La pension deviendrait ainsi une variable d’ajustement de l’équilibre financier érigé en règle d’or. Dans ces conditions, tout le monde est perdant, explique en substance l’Ugict-Cgt, qui met en garde contre le piège des simulations et des « cas types » produits par le gouvernement, visant à faire artificiellement émerger des profils « gagnants » de la réforme. En jouant, en outre, sur l’opposition entre les différentes catégories de salariés et les statuts, après le rappel des 42 régimes existants. D’où la valorisation d’une architecture des retraites, « communes à tous » avec, en particulier, la « fermeture » des régimes spéciaux, supposés « privilégiés ». Cette mise en opposition, la Cgt la refuse, comme l’a montré la première mobilisation nationale interprofessionnelle du 14 septembre, où plus de 150 000 personnes ont manifesté dans 170 villes en France. Avec la nécessité, met en évidence la journée d’étude de l’Ugict-Cgt, de recentrer le débat sur les grands principes et les véritables objectifs du projet de réforme qui toucheront, en réalité, l’ensemble de la population.

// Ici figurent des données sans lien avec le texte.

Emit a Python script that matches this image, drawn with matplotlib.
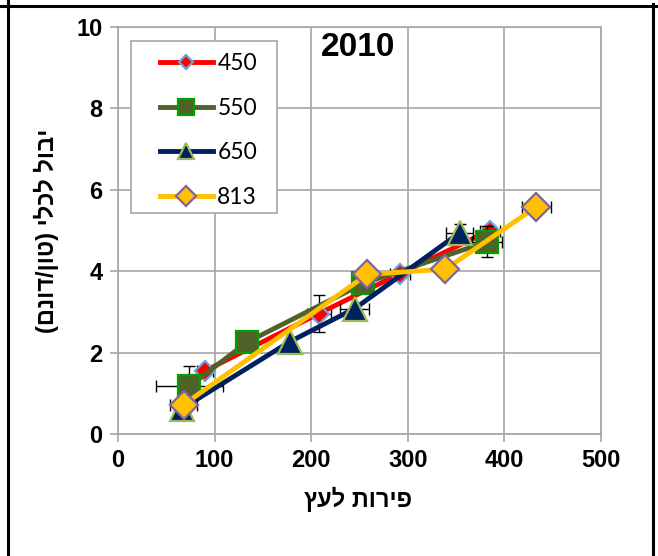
import matplotlib
matplotlib.use("Agg")
import matplotlib.pyplot as plt
from matplotlib.lines import Line2D
from matplotlib.patches import Rectangle

plt.rcParams["font.family"] = ["Liberation Sans", "DejaVu Sans"]

# fruits per tree (x) vs total yield ton/dunam (y)
series_names = ["450", "550", "650", "813"]

x_450 = [90, 208, 292, 385]
y_450 = [1.55, 2.96, 3.94, 5.00]
xerr_450 = [8, 12, 10, 10]
yerr_450 = [0.10, 0.45, 0.08, 0.10]

x_550 = [74, 134, 254, 382]
y_550 = [1.18, 2.26, 3.70, 4.72]
xerr_550 = [35, 0, 0, 16]
yerr_550 = [0.50, 0, 0, 0.38]

x_650 = [66, 178, 245, 354]
y_650 = [0.62, 2.27, 3.08, 4.95]
xerr_650 = [0, 0, 15, 14]
yerr_650 = [0, 0, 0, 0.22]

x_813 = [68, 258, 339, 433]
y_813 = [0.72, 3.92, 4.05, 5.58]
xerr_813 = [14, 0, 0, 15]
yerr_813 = [0, 0, 0.18, 0]

xticks = [0, 100, 200, 300, 400, 500]
yticks = [0, 2, 4, 6, 8, 10]

W, H = 658, 556
fig = plt.figure(figsize=(W / 100, H / 100), dpi=100)
ax = fig.add_axes([118 / W, 1 - 434 / H, 483 / W, 407 / H])

grid_c = "#a6a6a6"

styles = [
    dict(color="#ff0000", marker="D", ms=10, mfc="#ff0000", mec="#6fa0dc"),
    dict(color="#4f6228", marker="s", ms=16, mfc="#4f6228", mec="#00a000"),
    dict(color="#002060", marker="^", ms=17, mfc="#002060", mec="#9bbb59"),
    dict(color="#ffc000", marker="D", ms=14, mfc="#ffc000", mec="#8064a2"),
]
data = [
    (x_450, y_450, xerr_450, yerr_450),
    (x_550, y_550, xerr_550, yerr_550),
    (x_650, y_650, xerr_650, yerr_650),
    (x_813, y_813, xerr_813, yerr_813),
]

handles = []
for i, ((xs, ys, xe, ye), st) in enumerate(zip(data, styles)):
    ax.errorbar(xs, ys, xerr=xe, yerr=ye, fmt="none", ecolor="black",
                elinewidth=1.0, capsize=4, capthick=1.0, zorder=2 + i)
    ln, = ax.plot(xs, ys, lw=3.5, mew=1.6, zorder=3 + i,
                  label=series_names[i], **st)
    handles.append(ln)

ax.set_xlim(0, 500)
ax.set_ylim(0, 10)
ax.set_xticks(xticks)
ax.set_yticks(yticks)
ax.grid(True, color=grid_c, lw=1.2)
ax.set_axisbelow(True)
for s in ax.spines.values():
    s.set_color(grid_c)
    s.set_linewidth(1.2)
ax.tick_params(colors=grid_c, length=6, width=1.2, labelcolor="black",
               labelsize=17, pad=5)
for lab in ax.get_xticklabels() + ax.get_yticklabels():
    lab.set_fontweight("bold")

ax.set_xlabel("ץעל תוריפ", fontsize=17, fontweight="bold")
ax.xaxis.set_label_coords(0.497, -0.13)
ax.set_ylabel("(םנוד/ןוט) ילכל לובי", fontsize=17, fontweight="bold")
ax.yaxis.set_label_coords(-0.122, 0.50)

ax.text(0.497, 0.95, "2010", transform=ax.transAxes, ha="center",
        va="center", fontsize=24, fontweight="bold")

# legend box like Excel
ax.add_patch(Rectangle(((131 - 118) / 483, (434 - 213) / 407),
                       146 / 483, 172 / 407, transform=ax.transAxes,
                       facecolor="white", edgecolor=grid_c, lw=1.2, zorder=10))
leg = ax.legend(handles=handles, loc="upper left",
                bbox_to_anchor=((160 - 118) / 483, (434 - 53) / 407),
                frameon=False, borderpad=0, borderaxespad=0,
                handlelength=2.3, handletextpad=0.2, labelspacing=1.03,
                markerscale=0.7, prop={"family": "Lato", "size": 16.5})
leg.set_zorder(11)

# table cell frame around the chart
px = lambda v: v / W
py = lambda v: 1 - v / H
fig.add_artist(Line2D([0, 1], [py(6), py(6)], color="black", lw=2.2))
fig.add_artist(Line2D([px(7.5), px(7.5)], [0, 1], color="black", lw=2.2))
fig.add_artist(Line2D([px(653), px(653)], [0, py(4)], color="black", lw=2.2))

fig.savefig("out.png", dpi=100)
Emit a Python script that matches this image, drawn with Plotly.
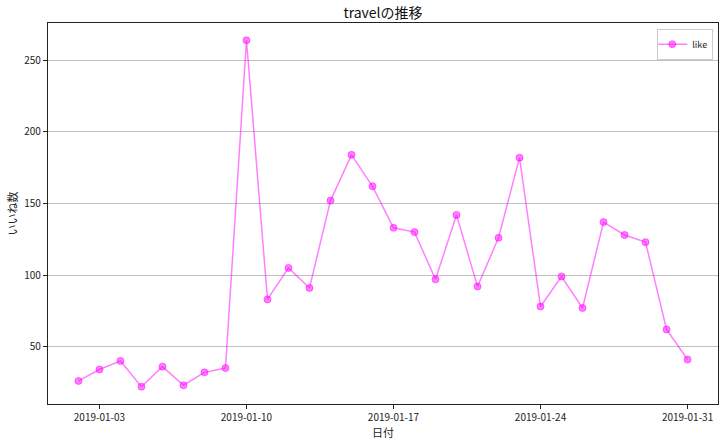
import plotly.graph_objects as go
import pandas as pd

dates = pd.date_range("2019-01-02", "2019-01-31", freq="D")
likes = [26, 34, 40, 22, 36, 23, 32, 35, 264, 83, 105, 91, 152, 184, 162, 133,
         130, 97, 142, 92, 126, 182, 78, 99, 77, 137, 128, 123, 62, 41]
tick_dates = ["2019-01-03", "2019-01-10", "2019-01-17", "2019-01-24", "2019-01-31"]
y_ticks = [50, 100, 150, 200, 250]

FONT = "Noto Sans CJK JP"

fig = go.Figure()
fig.add_trace(go.Scatter(
    x=dates, y=likes, mode="lines+markers", name="like",
    line=dict(color="rgba(255,0,255,0.5)", width=1.5),
    marker=dict(size=7, color="rgba(255,0,255,0.5)",
                line=dict(color="rgba(255,0,255,0.5)", width=1)),
))

span = (dates[-1] - dates[0]) * 0.05
ymin, ymax = min(likes), max(likes)
ym = (ymax - ymin) * 0.05

fig.update_layout(
    width=728, height=442,
    margin=dict(l=48, r=10, t=23, b=38, autoexpand=False),
    paper_bgcolor="white", plot_bgcolor="white",
    font=dict(family=FONT, color="#222222", size=10),
    title=dict(text="travelの推移", x=0.5, xref="paper", y=1 - 13 / 442, yref="container",
               xanchor="center", yanchor="middle", pad=dict(t=0, b=0),
               font=dict(size=14, family=FONT, color="#111111")),
    showlegend=True,
    legend=dict(x=0.993, y=0.985, xanchor="right", yanchor="top",
                bgcolor="white", bordercolor="#cccccc", borderwidth=1,
                font=dict(size=9, family=FONT), itemwidth=30,
                tracegroupgap=0, indentation=-6),
    xaxis=dict(
        range=[dates[0] - span, dates[-1] + span],
        tickmode="array", tickvals=pd.to_datetime(tick_dates), ticktext=tick_dates,
        showgrid=False, showline=True, linecolor="#222222", linewidth=1.2, mirror=True,
        ticks="outside", ticklen=4, tickcolor="#222222", automargin=False,
        title=dict(text="日付", font=dict(size=11, family=FONT), standoff=2),
        tickfont=dict(size=10, family=FONT),
    ),
    yaxis=dict(
        range=[ymin - ym, ymax + ym],
        tickmode="array", tickvals=y_ticks,
        showgrid=True, gridcolor="#c0c0c0", gridwidth=1,
        zeroline=False, automargin=False,
        showline=True, linecolor="#222222", linewidth=1.2, mirror=True,
        ticks="outside", ticklen=4, tickcolor="#222222",
        title=dict(text="いいね数", font=dict(size=11, family=FONT), standoff=4),
        tickfont=dict(size=10, family=FONT),
    ),
)

fig.write_html("out.html", config={"displayModeBar": False},
               post_script="document.body.style.margin='0';")
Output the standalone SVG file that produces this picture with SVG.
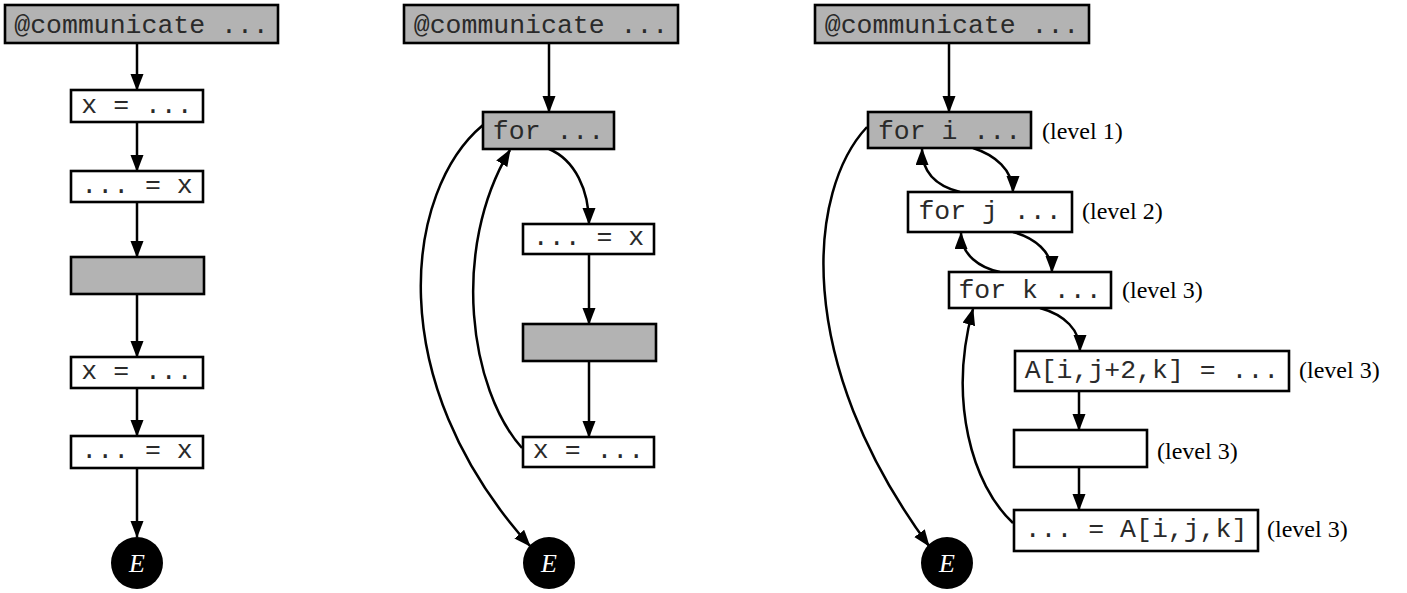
<svg xmlns="http://www.w3.org/2000/svg" width="1407" height="593" viewBox="0 0 1407 593">
<defs>
<style>
.b{fill:#fff;stroke:#000;stroke-width:2.6}
.g{fill:#b3b3b3;stroke:#000;stroke-width:2.6}
.m{font-family:"Liberation Mono",monospace;font-size:26.5px;fill:#2a2a2a;text-anchor:middle}
.l{font-family:"Liberation Serif",serif;font-size:24px;fill:#000}
.e{font-family:"Liberation Serif",serif;font-style:italic;font-size:26px;fill:#fff;text-anchor:middle}
.c{fill:none;stroke:#000;stroke-width:2.5;marker-end:url(#ah)}
</style>
<marker id="ah" markerUnits="userSpaceOnUse" markerWidth="18" markerHeight="14" refX="16" refY="6.5" orient="auto">
<path d="M0,0 L17,6.5 L0,13 z" fill="#000"/>
</marker>
</defs>
<g id="connectors">
<path class="c" d="M137,43 V90"/>
<path class="c" d="M137,122 V171"/>
<path class="c" d="M137,202 V257"/>
<path class="c" d="M137,294 V357"/>
<path class="c" d="M137,388 V436"/>
<path class="c" d="M137,468 V537"/>
<path class="c" d="M549,43 V112"/>
<path class="c" d="M549,149 C575,160 589,190 589,224"/>
<path class="c" d="M589,254 V324"/>
<path class="c" d="M589,361 V437"/>
<path class="c" d="M522,448 C470,390 450,250 510,150"/>
<path class="c" d="M483,125 C405,190 380,380 530,546"/>
<path class="c" d="M949,43 V112"/>
<path class="c" d="M973,148 C995,155 1013,170 1013,192"/>
<path class="c" d="M960,192 C940,187 922,175 922,149"/>
<path class="c" d="M1013,232 C1035,238 1052,252 1052,272"/>
<path class="c" d="M1000,272 C980,268 961,255 961,233"/>
<path class="c" d="M1040,308 C1065,315 1080,330 1080,351"/>
<path class="c" d="M1079,391 V430"/>
<path class="c" d="M1079,467 V510"/>
<path class="c" d="M1013,523 C972,485 948,400 973,309"/>
<path class="c" d="M867,127 C808,190 792,360 929,546"/>
</g>
<g id="p1-comm"><rect class="g" x="5" y="5" width="273" height="38"/><text class="m" x="141.5" y="33">@communicate ...</text></g>
<g id="p1-def1"><rect class="b" x="71" y="90" width="132" height="32"/><text class="m" x="137" y="112.5">x = ...</text></g>
<g id="p1-use1"><rect class="b" x="71" y="171" width="132" height="31"/><text class="m" x="137" y="193">... = x</text></g>
<g id="p1-grey"><rect class="g" x="71" y="257" width="133" height="37"/></g>
<g id="p1-def2"><rect class="b" x="71" y="357" width="132" height="31"/><text class="m" x="137" y="379">x = ...</text></g>
<g id="p1-use2"><rect class="b" x="71" y="436" width="132" height="32"/><text class="m" x="137" y="458">... = x</text></g>
<g id="p1-E"><circle cx="137" cy="563" r="26" fill="#000"/><text class="e" x="137" y="572">E</text></g>
<g id="p2-comm"><rect class="g" x="404" y="5" width="274" height="38"/><text class="m" x="541" y="33">@communicate ...</text></g>
<g id="p2-for"><rect class="g" x="483" y="112" width="131" height="37"/><text class="m" x="548.5" y="139">for ...</text></g>
<g id="p2-use"><rect class="b" x="523" y="224" width="131" height="30"/><text class="m" x="588.5" y="245">... = x</text></g>
<g id="p2-grey"><rect class="g" x="523" y="324" width="133" height="37"/></g>
<g id="p2-def"><rect class="b" x="523" y="437" width="131" height="30"/><text class="m" x="588.5" y="458">x = ...</text></g>
<g id="p2-E"><circle cx="549" cy="563" r="26" fill="#000"/><text class="e" x="549" y="572">E</text></g>
<g id="p3-comm"><rect class="g" x="815" y="5" width="274" height="38"/><text class="m" x="952" y="33">@communicate ...</text></g>
<g id="p3-fori"><rect class="g" x="868" y="112" width="163" height="36"/><text class="m" x="949.5" y="139">for i ...</text><text class="l" x="1042" y="139">(level 1)</text></g>
<g id="p3-forj"><rect class="b" x="908" y="192" width="164" height="40"/><text class="m" x="990" y="219">for j ...</text><text class="l" x="1082" y="219">(level 2)</text></g>
<g id="p3-fork"><rect class="b" x="949" y="272" width="162" height="36"/><text class="m" x="1030" y="298">for k ...</text><text class="l" x="1122" y="298">(level 3)</text></g>
<g id="p3-write"><rect class="b" x="1015" y="351" width="274" height="40"/><text class="m" x="1152" y="378">A[i,j+2,k] = ...</text><text class="l" x="1299" y="378">(level 3)</text></g>
<g id="p3-empty"><rect class="b" x="1014" y="430" width="133" height="37"/><text class="l" x="1157" y="459">(level 3)</text></g>
<g id="p3-read"><rect class="b" x="1014" y="510" width="244" height="41"/><text class="m" x="1136" y="537">... = A[i,j,k]</text><text class="l" x="1267" y="537">(level 3)</text></g>
<g id="p3-E"><circle cx="947" cy="563" r="26" fill="#000"/><text class="e" x="947" y="572">E</text></g>
</svg>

Quand la pension devient une rente viagère
Illustration avec la valorisation, toujours par le gouvernement, d’un « système plus juste » où « 1 euro cotisé vaudra les mêmes droits pour tous ». Comment comprendre cette affirmation ? De quels droits s’agit-il ? Dire que 1 euro cotisé donne les mêmes droits pour tous implique que chacun récupère, au cours de sa retraite, la somme de ses cotisations de carrière. La pension est alors égale à cette somme divisée par l’espérance de vie à la retraite : c’est le calcul d’une rente viagère. Plus l’espérance de vie augmente, plus la rente est modeste, et inversement. Ou dit autrement : plus on reporte le moment de son départ à la retraite, plus la rente augmente ; plus on part tôt, plus elle diminue… « Au mieux, nous ne pouvons récupérer que la somme de nos cotisations », souligne Sylvie Durand.
Le gouvernement a ainsi beau jeu de vanter un système flexible, une retraite à la carte permise par l’accumulation de points au cours de la carrière : « Le système universel offrira la possibilité de choisir la date de son départ en fonction de son niveau de retraite », affirme ainsi Jean-Paul Delevoye. Mais de quel libre choix parle-t-on ? Dans ses préconisations, le haut-commissaire propose que l’âge du taux plein soit fixé à 64 ans, âge qui permettrait de bénéficier d’un rendement de 5,5 % (1) présenté comme « optimal ». Le problème est que, pour un même âge de liquidation, le rendement diminuerait au fur et à mesure de l’augmentation de l’espérance de vie ; l’âge du taux plein reculerait génération après génération en devenant un levier de pilotage du système de retraite. Avec une incertitude sur la valeur du point : « règle d’or » oblige, « celle-ci sera déterminée uniquement au moment du départ en retraite, en fonction de la situation économique et démographique », démontre l’Ugict-Cgt. Privant ainsi les actifs de toute visibilité sur le montant de leur future pension.
Christine Labbe
1. Le retraité perçoit alors 5,5 euros durant sa retraite pour 100 euros cotisés.